A charity single honouring the victims of one of Britain's worst-ever sporting disasters has become the U.K.'s Christmas No. 1 on the pop music chart.
According to the Official Charts Company, the cover track He Ain't Heavy, He's My Brother by the ensemble The Justice Collective captured the top spot on the pop music chart for the week of Christmas.
An annual tradition closely followed by British music fans, the Christmas No. 1 is based on sales and legal downloads during week of Christmas. He Ain't Heavy sold 269,000 copies to beat out Impossible, the debut single of James Arthur, the latest winner of the music talent show The X-Factor.

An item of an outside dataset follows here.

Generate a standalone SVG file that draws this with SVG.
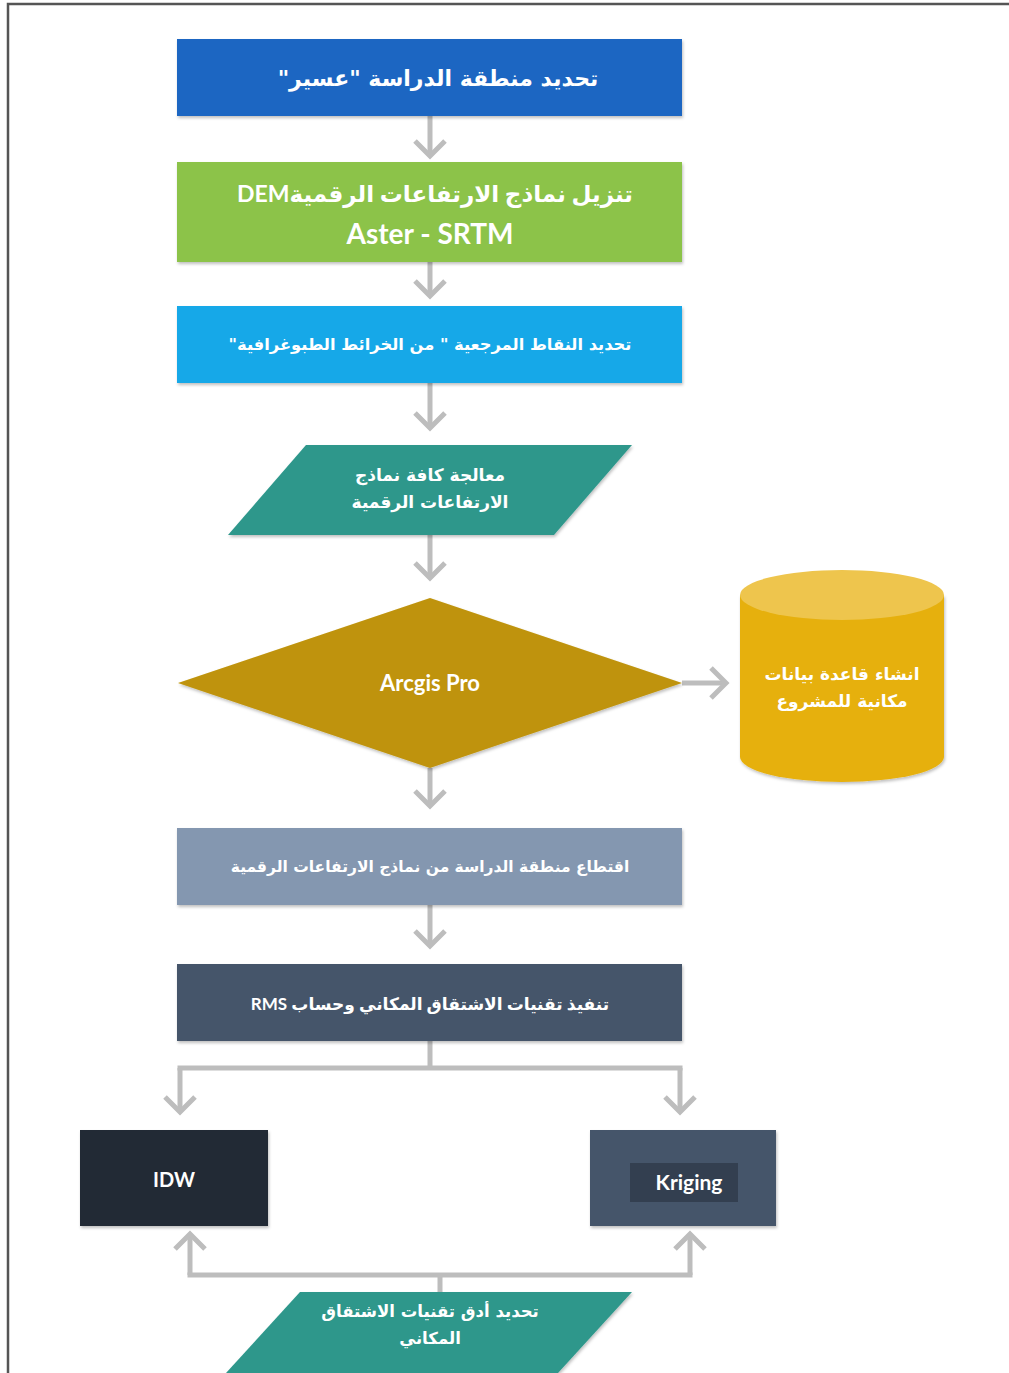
<svg xmlns="http://www.w3.org/2000/svg" width="1009" height="1373" viewBox="0 0 1009 1373">
<defs>
<style>
.t{fill:#fff;font-family:"DejaVu Sans",sans-serif;font-weight:bold;text-anchor:middle;direction:rtl;unicode-bidi:embed}
.l{font-family:Lato,"DejaVu Sans",sans-serif}
.c{fill:none;stroke:#bdbdbd;stroke-width:5}
</style>
<marker id="ah" markerUnits="userSpaceOnUse" viewBox="-20 -20 24 40" markerWidth="24" markerHeight="40" refX="0" refY="0" orient="auto">
<path d="M-15,-15 L0,0 L-15,15" fill="none" stroke="#bdbdbd" stroke-width="5"/>
</marker>
<filter id="sh" x="-5%" y="-5%" width="110%" height="115%">
<feDropShadow dx="1" dy="2" stdDeviation="1.5" flood-color="#000" flood-opacity="0.25"/>
</filter>
</defs>
<rect width="1009" height="1373" fill="#fff"/>
<path d="M8,1373 V4 H1009" fill="none" stroke="#555" stroke-width="2.5"/>

<g id="connectors">
<path class="c" d="M430,116 V156" marker-end="url(#ah)"/>
<path class="c" d="M430,262 V296" marker-end="url(#ah)"/>
<path class="c" d="M430,383 V428" marker-end="url(#ah)"/>
<path class="c" d="M430,535 V578" marker-end="url(#ah)"/>
<path class="c" d="M682,683 H726" marker-end="url(#ah)"/>
<path class="c" d="M430,768 V806" marker-end="url(#ah)"/>
<path class="c" d="M430,905 V946" marker-end="url(#ah)"/>
<path class="c" d="M430,1041 V1068 M177.5,1068 H682.5"/>
<path class="c" d="M180,1068 V1112" marker-end="url(#ah)"/>
<path class="c" d="M680,1068 V1112" marker-end="url(#ah)"/>
<path class="c" d="M187.5,1275 H692.5 M440,1275 V1292"/>
<path class="c" d="M190,1275 V1234" marker-end="url(#ah)"/>
<path class="c" d="M690,1275 V1234" marker-end="url(#ah)"/>
</g>

<g id="n1">
<rect x="177" y="39" width="505" height="77" fill="#1a66c2" filter="url(#sh)"/>
<text class="t" x="438" y="86" font-size="22">تحديد منطقة الدراسة "عسير"</text>
</g>
<g id="n2">
<rect x="177" y="162" width="505" height="100" fill="#8cc34a" filter="url(#sh)"/>
<text class="t l" x="435" y="202" font-size="23">تنزيل نماذج الارتفاعات الرقميةDEM</text>
<text class="t l" x="430" y="244" font-size="28" style="direction:ltr">Aster - SRTM</text>
</g>
<g id="n3">
<rect x="177" y="306" width="505" height="77" fill="#12a8e8" filter="url(#sh)"/>
<text class="t" x="430" y="350" font-size="16.3">تحديد النقاط المرجعية " من الخرائط الطبوغرافية"</text>
</g>
<g id="n4">
<polygon points="306,445 632,445 554,535 228,535" fill="#2e978b" filter="url(#sh)"/>
<text class="t" x="430" y="481" font-size="17">معالجة كافة نماذج</text>
<text class="t" x="430" y="508" font-size="17">الارتفاعات الرقمية</text>
</g>
<g id="n5">
<polygon points="430,598 682,683 430,768 178,683" fill="#bf930a" filter="url(#sh)"/>
<text class="t l" x="430" y="691" font-size="22" style="direction:ltr">Arcgis Pro</text>
</g>
<g id="n6">
<path d="M740,595 V757 A102,25 0 0 0 944,757 V595 Z" fill="#e6b00f" filter="url(#sh)"/>
<ellipse cx="842" cy="595" rx="102" ry="25" fill="#eec54d"/>
<text class="t" x="842" y="680" font-size="17">انشاء قاعدة بيانات</text>
<text class="t" x="842" y="707" font-size="17">مكانية للمشروع</text>
</g>
<g id="n7">
<rect x="177" y="828" width="505" height="77" fill="#8497b0" filter="url(#sh)"/>
<text class="t" x="430" y="872" font-size="15.5">اقتطاع منطقة الدراسة من نماذج الارتفاعات الرقمية</text>
</g>
<g id="n8">
<rect x="177" y="964" width="505" height="77" fill="#44546a" filter="url(#sh)"/>
<text class="t l" x="430" y="1010" font-size="17">تنفيذ تقنيات الاشتقاق المكاني وحساب RMS</text>
</g>
<g id="n9">
<rect x="80" y="1130" width="188" height="96" fill="#222a35" filter="url(#sh)"/>
<text class="t l" x="174" y="1187" font-size="20" style="direction:ltr">IDW</text>
</g>
<g id="n10">
<rect x="590" y="1130" width="186" height="96" fill="#44546a" filter="url(#sh)"/>
<rect x="630" y="1163" width="108" height="39" fill="#333f50"/>
<text class="t l" x="689" y="1190" font-size="21" style="direction:ltr">Kriging</text>
</g>
<g id="n11">
<polygon points="300,1292 632,1292 558,1373 226,1373" fill="#2e978b" filter="url(#sh)"/>
<text class="t" x="430" y="1317" font-size="16.5">تحديد أدق تقنيات الاشتقاق</text>
<text class="t" x="430" y="1344" font-size="16.5">المكاني</text>
</g>
</svg>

Paul McCartney, former Spice Girl Mel C., Robbie Williams and Mick Jones of The Clash are among the famous figures who formed The Justice Collective to perform the cover, which is a benefit track to raise money for the families of those who died in 1989 Hillsborough disaster.
The tragedy saw 96 soccer fans crushed to death at a stadium in Sheffield, in northern England. At the time, police characterized the victims as rowdy, drunken fans and blamed them for the crush. An inquest issued verdicts of "accidental death."

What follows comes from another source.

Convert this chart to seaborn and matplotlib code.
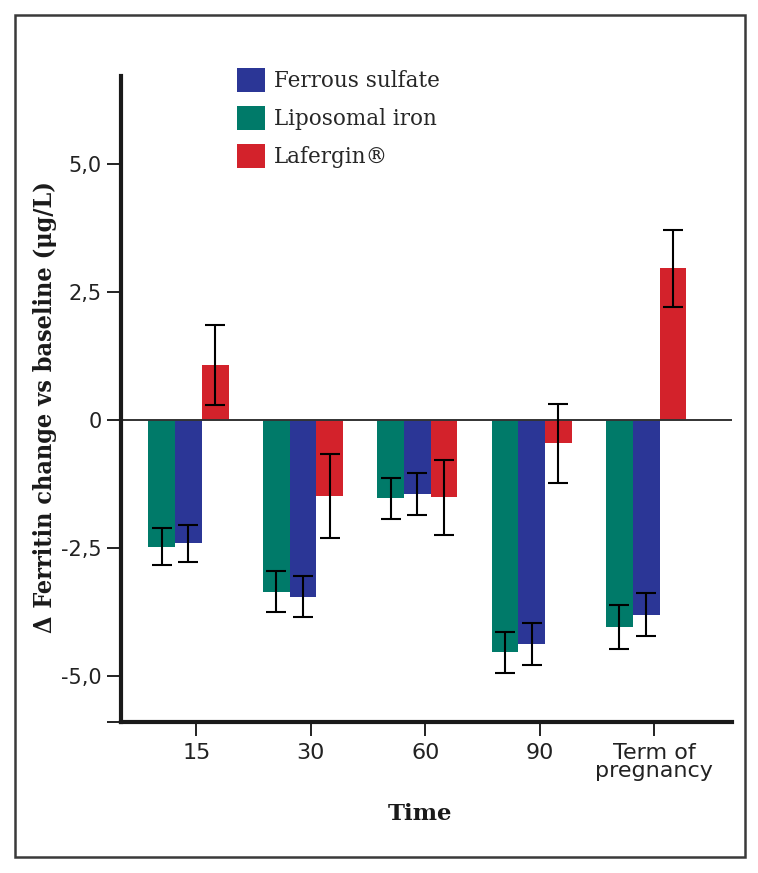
import numpy as np
import pandas as pd
import seaborn as sns
import matplotlib.pyplot as plt
from matplotlib.patches import Rectangle, Patch

times = ['15', '30', '60', '90', 'Term of\npregnancy']
ferrous = [-2.41, -3.45, -1.44, -4.38, -3.80]
ferrous_err = [0.37, 0.40, 0.41, 0.41, 0.42]
liposomal = [-2.47, -3.35, -1.53, -4.54, -4.05]
liposomal_err = [0.37, 0.40, 0.40, 0.40, 0.43]
lafergin = [1.08, -1.48, -1.51, -0.45, 2.97]
lafergin_err = [0.78, 0.82, 0.73, 0.77, 0.75]

groups = ['Liposomal iron', 'Ferrous sulfate', 'Lafergin®']
colors = {'Liposomal iron': '#007a69', 'Ferrous sulfate': '#2b3696', 'Lafergin®': '#d3222b'}

data = pd.DataFrame({
    'time': times * 3,
    'group': np.repeat(groups, len(times)),
    'value': liposomal + ferrous + lafergin,
    'err': liposomal_err + ferrous_err + lafergin_err,
})

sns.set_theme(style='white')
plt.rcParams['font.family'] = ['DejaVu Serif']

fig = plt.figure(figsize=(7.58, 8.73), dpi=100)
ax = fig.add_axes([0.1596, 0.173, 0.8061, 0.740])

sns.barplot(data=data, x='time', y='value', hue='group', hue_order=groups,
            order=times, palette=colors, errorbar=None, width=0.7,
            saturation=1, linewidth=0, ax=ax, legend=False)

# error bars at the centre of each drawn bar
for patch, (_, row) in zip(ax.patches, data.iterrows()):
    xc = patch.get_x() + patch.get_width() / 2
    ax.errorbar(xc, row['value'], yerr=row['err'], color='black',
                lw=1.5, capsize=7, capthick=1.5, zorder=5)

ax.axhline(0, color='#333333', lw=1.4, zorder=1)

ymin, ymax = -5.9, 6.73
ax.set_ylim(ymin, ymax)
ax.set_xlim(-0.59, 4.75)
ax.set_yticks([ymin, -5.0, -2.5, 0, 2.5, 5.0])
ax.set_yticklabels(['', '-5,0', '-2,5', '0', '2,5', '5,0'],
                   family=['Liberation Sans Narrow', 'DejaVu Sans'], fontsize=15)
ax.set_xticks(np.arange(len(times)) + 0.07)
ax.set_xticklabels(times, family=['Liberation Sans Narrow', 'DejaVu Sans'],
                   fontsize=16, linespacing=0.9)
ax.tick_params(axis='both', direction='out', length=10, width=1.4,
               color='#222222', labelcolor='#222222', left=True, bottom=True)
ax.tick_params(axis='y', pad=4)
ax.tick_params(axis='x', pad=5)

for side in ['top', 'right']:
    ax.spines[side].set_visible(False)
for side in ['left', 'bottom']:
    ax.spines[side].set_linewidth(3)
    ax.spines[side].set_color('#1a1a1a')

ax.set_ylabel('Δ Ferritin change vs baseline (μg/L)', fontsize=18,
              fontweight='bold', fontstretch='condensed', color='#1a1a1a')
ax.yaxis.set_label_coords(-0.104, 0.488)
ax.set_xlabel('Time', fontsize=16.5, fontweight='bold', color='#1a1a1a')
ax.xaxis.set_label_coords(0.49, -0.125)

legend_order = ['Ferrous sulfate', 'Liposomal iron', 'Lafergin®']
handles = [Patch(facecolor=colors[g], edgecolor='none') for g in legend_order]
ax.legend(handles, legend_order, loc='upper left', bbox_to_anchor=(0.175, 1.025),
          frameon=False, fontsize=15.5, handlelength=1.3, handleheight=1.3,
          handletextpad=0.45, labelspacing=0.65, borderaxespad=0)

fig.patches.append(Rectangle((0.0198, 0.0183), 0.963, 0.9645, transform=fig.transFigure,
                             fill=False, edgecolor='#3a3a3a', lw=1.8))

fig.savefig('out.png', dpi=100)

However, for years the families of those killed have campaigned to overturn the official accounts and restore the smeared reputations of their deceased relatives.

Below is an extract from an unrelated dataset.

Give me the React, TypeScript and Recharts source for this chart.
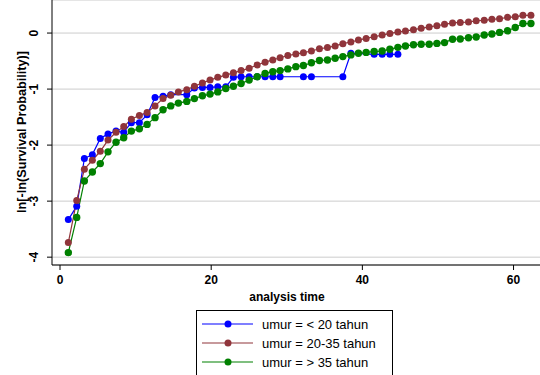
import React from 'react';
import { LineChart, Line, XAxis, YAxis, CartesianGrid, Legend, Label } from 'recharts';

// analysis time of each event
const times = [
  1.1, 2.21, 3.22, 4.28, 5.33, 6.35, 7.41, 8.43, 9.44, 10.5,
  11.52, 12.57, 13.63, 14.65, 15.66, 16.77, 17.78, 18.84, 19.85, 20.87,
  21.93, 22.94, 23.96, 25.02, 26.08, 27.13, 28.15, 29.12, 30.14, 31.2,
  32.2, 33.26, 34.32, 35.38, 36.4, 37.42, 38.48, 39.48, 40.5, 41.56,
  42.62, 43.64, 44.7, 45.7, 46.76, 47.78, 48.84, 49.86, 50.87, 51.93,
  52.95, 54.04, 55.06, 56.12, 57.14, 58.15, 59.21, 60.23, 61.24, 62.3,
];

const under20 = [
  -3.33, -3.09, -2.24, -2.17, -1.88, -1.8, -1.75, -1.77, -1.6, -1.6,
  -1.46, -1.15, -1.13, -1.1, null, -1.1, -0.98, -0.97, -0.97, -0.96,
  -0.96, -0.79, -0.78, -0.78, -0.78, -0.78, -0.78, -0.78, null, null,
  -0.78, -0.78, null, null, null, -0.78, -0.36, null, null, -0.38,
  -0.38, -0.38, -0.38, null, null, null, null, null, null, null,
  null, null, null, null, null, null, null, null, null, null,
];

const from20to35 = [
  -3.74, -2.99, -2.43, -2.27, -2.11, -1.91, -1.77, -1.67, -1.54, -1.47,
  -1.42, -1.3, -1.17, -1.11, -1.05, -1.01, -0.95, -0.89, -0.84, -0.79,
  -0.75, -0.71, -0.67, -0.63, -0.57, -0.52, -0.48, -0.44, -0.4, -0.375,
  -0.35, -0.32, -0.28, -0.26, -0.23, -0.19, -0.16, -0.125, -0.095, -0.066,
  -0.036, -0.006, 0.018, 0.036, 0.06, 0.084, 0.11, 0.13, 0.155, 0.18,
  0.19, 0.196, 0.22, 0.227, 0.245, 0.255, 0.28, 0.29, 0.316, 0.316,
];

const over35 = [
  -3.92, -3.29, -2.64, -2.48, -2.33, -2.12, -1.95, -1.87, -1.75, -1.71,
  -1.63, -1.51, -1.37, -1.3, -1.25, -1.22, -1.17, -1.12, -1.09, -1.05,
  -0.99, -0.95, -0.9, -0.84, -0.78, -0.72, -0.69, -0.67, -0.64, -0.6,
  -0.58, -0.53, -0.49, -0.48, -0.45, -0.42, -0.39, -0.36, -0.345, -0.33,
  -0.32, -0.29, -0.255, -0.23, -0.21, -0.2, -0.2, -0.185, -0.17, -0.11,
  -0.105, -0.083, -0.07, -0.036, -0.018, 0.012, 0.04, 0.1, 0.17, 0.17,
];

const xTicks = [0, 20, 40, 60];
const yTicks = [-4, -3, -2, -1, 0];

const data = times.map((t, i) => ({
  t,
  a: under20[i],
  b: from20to35[i],
  c: over35[i],
}));

const FONT = '"Liberation Sans", Arial, sans-serif';

const XTick = (props: any) => {
  const { x, y, payload } = props;
  return (
    <text x={x} y={y + 12} textAnchor="middle" fontFamily={FONT} fontSize={12} fontWeight="bold" fill="#000">
      {payload.value}
    </text>
  );
};

const YTick = (props: any) => {
  const { y, payload } = props;
  return (
    <text
      x={34}
      y={y}
      transform={`rotate(-90, 34, ${y})`}
      textAnchor="middle"
      dominantBaseline="central"
      fontFamily={FONT}
      fontSize={12}
      fontWeight="bold"
      fill="#000"
    >
      {payload.value}
    </text>
  );
};

const LegendBox = (props: any) => {
  const items = props.payload || [];
  return (
    <svg width={200} height={70} style={{ display: 'block' }}>
      <rect x={0.5} y={0.5} width={196} height={70} fill="#fff" stroke="#000" strokeWidth={1} />
      {items.map((it: any, i: number) => {
        const cy = 14 + i * 19;
        return (
          <g key={i}>
            <line x1={6} x2={57} y1={cy} y2={cy} stroke={it.color} strokeWidth={1.2} />
            <circle cx={32} cy={cy} r={3.5} fill={it.color} />
            <text x={66} y={cy} dominantBaseline="central" fontFamily={FONT} fontSize={13} fill="#000">
              {it.value}
            </text>
          </g>
        );
      })}
    </svg>
  );
};

export default function App() {
  return (
    <div style={{ position: 'absolute', left: 0, top: 0, width: 540, height: 375, background: '#fff', overflow: 'hidden' }}>
      <LineChart width={540} height={375} data={data} margin={{ top: 0, right: 0, bottom: 0, left: 0 }}>
        <CartesianGrid horizontal vertical={false} stroke="#cccccc" strokeWidth={1} />
        <XAxis
          dataKey="t"
          type="number"
          domain={[-1.06, 63.5]}
          ticks={xTicks}
          allowDataOverflow
          height={110}
          tickSize={5}
          axisLine={{ stroke: '#000' }}
          tickLine={{ stroke: '#000' }}
          tick={<XTick />}
        >
          <Label
            content={() => (
              <text x={287} y={301} textAnchor="middle" fontFamily={FONT} fontSize={12} fontWeight="bold" fill="#000">
                analysis time
              </text>
            )}
          />
        </XAxis>
        <YAxis
          type="number"
          domain={[-4.14, 0.59]}
          ticks={yTicks}
          allowDataOverflow
          width={52}
          tickSize={5}
          axisLine={{ stroke: '#000' }}
          tickLine={{ stroke: '#000' }}
          tick={<YTick />}
        >
          <Label
            content={() => (
              <text
                x={22}
                y={132}
                transform="rotate(-90, 22, 132)"
                textAnchor="middle"
                dominantBaseline="central"
                fontFamily={FONT}
                fontSize={12.7}
                fontWeight="bold"
                fill="#000"
              >
                ln[-ln(Survival Probability)]
              </text>
            )}
          />
        </YAxis>
        <Legend
          layout="horizontal"
          verticalAlign="middle"
          align="center"
          itemSorter="dataKey"
          wrapperStyle={{ left: 196, top: 310, width: 200, height: 70 }}
          content={<LegendBox />}
        />
        <Line name="umur = < 20 tahun" dataKey="a" stroke="#0000ff" strokeWidth={1.2} connectNulls
          dot={{ r: 3.5, fill: '#0000ff', stroke: '#0000ff', strokeWidth: 0 }} isAnimationActive={false} />
        <Line name="umur = 20-35 tahun" dataKey="b" stroke="#90353b" strokeWidth={1.2}
          dot={{ r: 3.5, fill: '#90353b', stroke: '#90353b', strokeWidth: 0 }} isAnimationActive={false} />
        <Line name="umur = > 35 tahun" dataKey="c" stroke="#008000" strokeWidth={1.2}
          dot={{ r: 3.7, fill: '#008000', stroke: '#008000', strokeWidth: 0 }} isAnimationActive={false} />
      </LineChart>
    </div>
  );
}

On Dec. 19, Britain's High Court quashed the original verdicts and ordered a new investigation. The government has also set up a new inquiry into the tragedy.
Winning singers of The X-Factor, Simon Cowell's TV music competition, have dominated the Christmas No. 1 slot in the past decade.
The exceptions have included an amateur choir of military wives, who took the No. 1 spot in 2011 for Wherever You Are (an original song inspired by poems they exchanged with their husbands stationed in Afghanistan), and U.S. band Rage Against the Machine, whose track Killing in the Name was pushed to the top of 2009's holiday chart through a grassroots online campaign.